More so than the myriad of critics' awards, the nominees and winners of the various guilds awards are what smart prognosticators really look to when trying to predict the prevailing Oscar winds, since so much of their membership overlaps with the Academy of Motion Picture Arts and Sciences.

Last year, for instance, the academy's eventual acting nominees matched 19 of the 20 SAG nominees. The only discrepancy was the supporting actor nominee from "The Departed." (Oscar went with Mark Wahlberg while SAG preferred Leonardo DiCaprio.)

In SAG's outstanding cast category, the one awards pundits often compare to the academy's best picture prize, three of last year's nominees matched Oscar. In 2005, "Crash's" SAG ensemble victory was the first indication of trouble for "Brokeback Mountain," which notably went on to lose the best picture Oscar to "Crash" as well.

This year's list, with dark-horse titles like "3:10 To Yuma" and "Hairspray," is raising eyebrows. The inclusion of "American Gangster" and, certainly, "Into The Wild" in this category will be seen as a boon to their chances, but only "No Country for Old Men" on the cast list is a surefire best picture Oscar nominee at this point.

"Juno's" omission in the category has to be a disappointment for Fox Searchlight, since the best picture Oscar prospects of the "little film that could" keep being compared to their "Little Miss Sunshine," which was the winner for best cast last year and went on to a top academy nomination as well.

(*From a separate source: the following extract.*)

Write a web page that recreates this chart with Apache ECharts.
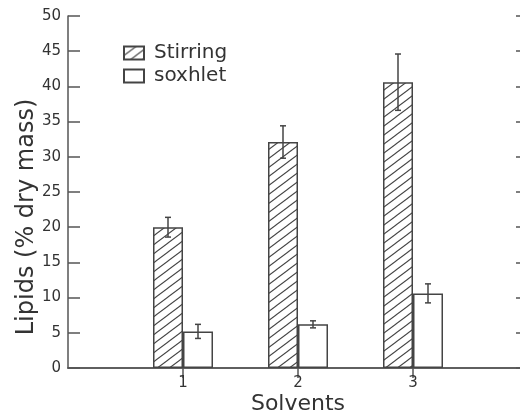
<!DOCTYPE html>
<html>
<head>
<meta charset="utf-8">
<script src="https://cdn.jsdelivr.net/npm/echarts@6/dist/echarts.min.js"></script>
<style>
html,body{margin:0;padding:0;background:#fff;}
#chart{width:520px;height:414px;}
</style>
</head>
<body>
<div id="chart"></div>
<script>
// ---- data ----
const categories = ['', '1', '2', '3', ''];
const stirring = [null, 20.0, 32.1, 40.6, null];
const stirringErr = [null, 1.4, 2.3, 4.0, null];
const soxhlet = [null, 5.2, 6.2, 10.6, null];
const soxhletErr = [null, 1.0, 0.5, 1.35, null];
const yTicks = { min: 0, max: 50, interval: 5 };
const seriesNames = ['Stirring', 'soxhlet'];
const xTitle = 'Solvents';
const yTitle = 'Lipids (% dry mass)';

// ---- style ----
const INK = '#444';
const FONT = 'DejaVu Sans';
const BAR_W = 30;

function hatch() {
  const W = 12, H = 9;
  const c = document.createElement('canvas');
  c.width = W; c.height = H;
  const g = c.getContext('2d');
  g.fillStyle = '#fff';
  g.fillRect(0, 0, W, H);
  g.strokeStyle = INK;
  g.lineWidth = 1.1;
  for (const dy of [-H, 0, H]) {
    g.beginPath();
    g.moveTo(-W, 2 * H + dy);
    g.lineTo(2 * W, -H + dy);
    g.stroke();
  }
  return { image: c, repeat: 'repeat' };
}

function errSeries(vals, errs, sign) {
  const data = [];
  vals.forEach((v, i) => { if (v != null) data.push([i, v, errs[i]]); });
  return {
    type: 'custom',
    silent: true,
    z: 5,
    renderItem: function (params, api) {
      const x = api.value(0), v = api.value(1), e = api.value(2);
      const top = api.coord([x, v + e]);
      const bot = api.coord([x, v - e]);
      const cx = top[0] + sign * BAR_W / 2;
      const cap = 3;
      const st = { stroke: INK, lineWidth: 1.5 };
      return {
        type: 'group',
        children: [
          { type: 'line', shape: { x1: cx, y1: top[1], x2: cx, y2: bot[1] }, style: st },
          { type: 'line', shape: { x1: cx - cap, y1: top[1], x2: cx + cap, y2: top[1] }, style: st },
          { type: 'line', shape: { x1: cx - cap, y1: bot[1], x2: cx + cap, y2: bot[1] }, style: st }
        ]
      };
    },
    data: data
  };
}

const chart = echarts.init(document.getElementById('chart'), null, { renderer: 'canvas' });

const axisLine = { show: true, lineStyle: { color: '#555', width: 1.5 } };

chart.setOption({
  animation: false,
  backgroundColor: '#fff',
  textStyle: { fontFamily: FONT },
  grid: { left: 68, right: -8, top: 16, bottom: 46, containLabel: false, outerBoundsMode: 'none' },
  legend: {
    orient: 'vertical',
    left: 118,
    top: 38,
    icon: 'rect',
    itemWidth: 20,
    itemHeight: 13,
    itemGap: 3,
    data: seriesNames,
    textStyle: { fontFamily: FONT, fontSize: 20, color: '#333', padding: [0, 0, 0, 5] },
    selectedMode: false
  },
  xAxis: [
    {
      type: 'category', position: 'bottom', data: categories, boundaryGap: false,
      axisLine: axisLine,
      axisTick: { show: true, inside: true, length: 10, lineStyle: { color: '#555', width: 1.5 },
        interval: (i) => i >= 1 && i <= 3 },
      axisLabel: { interval: 0, fontFamily: FONT, fontSize: 15, color: '#333', margin: 8 },
      splitLine: { show: false },
      name: xTitle, nameLocation: 'middle', nameGap: 25, nameMoveOverlap: false,
      nameTextStyle: { fontFamily: FONT, fontSize: 22, color: '#333' }
    },
    {
      type: 'category', position: 'top', data: categories, boundaryGap: false,
      axisLine: axisLine,
      axisTick: { show: true, inside: true, length: 10, lineStyle: { color: '#555', width: 1.5 },
        interval: (i) => i >= 1 && i <= 3 },
      axisLabel: { show: false },
      splitLine: { show: false }
    }
  ],
  yAxis: [
    {
      type: 'value', position: 'left', min: yTicks.min, max: yTicks.max, interval: yTicks.interval,
      axisLine: axisLine,
      axisTick: { show: true, inside: true, length: 12, lineStyle: { color: '#555', width: 1.5 } },
      axisLabel: { fontFamily: FONT, fontSize: 15, color: '#333', margin: 7 },
      splitLine: { show: false }
    },
    {
      type: 'value', position: 'right', min: yTicks.min, max: yTicks.max, interval: yTicks.interval,
      axisLine: axisLine,
      axisTick: { show: true, inside: true, length: 12, lineStyle: { color: '#555', width: 1.5 } },
      axisLabel: { show: false },
      splitLine: { show: false }
    }
  ],
  graphic: [
    {
      type: 'text', x: 27, y: 217, rotation: Math.PI / 2,
      style: { text: yTitle, font: '24px "DejaVu Sans"', fill: '#333', textAlign: 'center', textVerticalAlign: 'middle' }
    }
  ],
  series: [
    {
      name: seriesNames[0], type: 'bar', barWidth: BAR_W, barGap: '0%',
      itemStyle: { color: hatch(), borderColor: INK, borderWidth: 1.5 },
      data: stirring
    },
    {
      name: seriesNames[1], type: 'bar', barWidth: BAR_W, barGap: '0%',
      itemStyle: { color: '#fff', borderColor: INK, borderWidth: 1.5 },
      data: soxhlet
    },
    errSeries(stirring, stirringErr, -1),
    errSeries(soxhlet, soxhletErr, 1)
  ]
});
</script>
</body>
</html>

And rarely do we see performances not even nominated by SAG ever win Oscars. In fact, only Marcia Gay Harden in "Pollock" (2000) managed to pull that trick in the SAG awards' entire 13-year history, a statistic that does not bode well for the stars of "Atonement" and "Sweeney Todd," both chock full of Globe and BFCA nominations but completely ignored by "The Actor" (the official name for the trophy SAG hands out).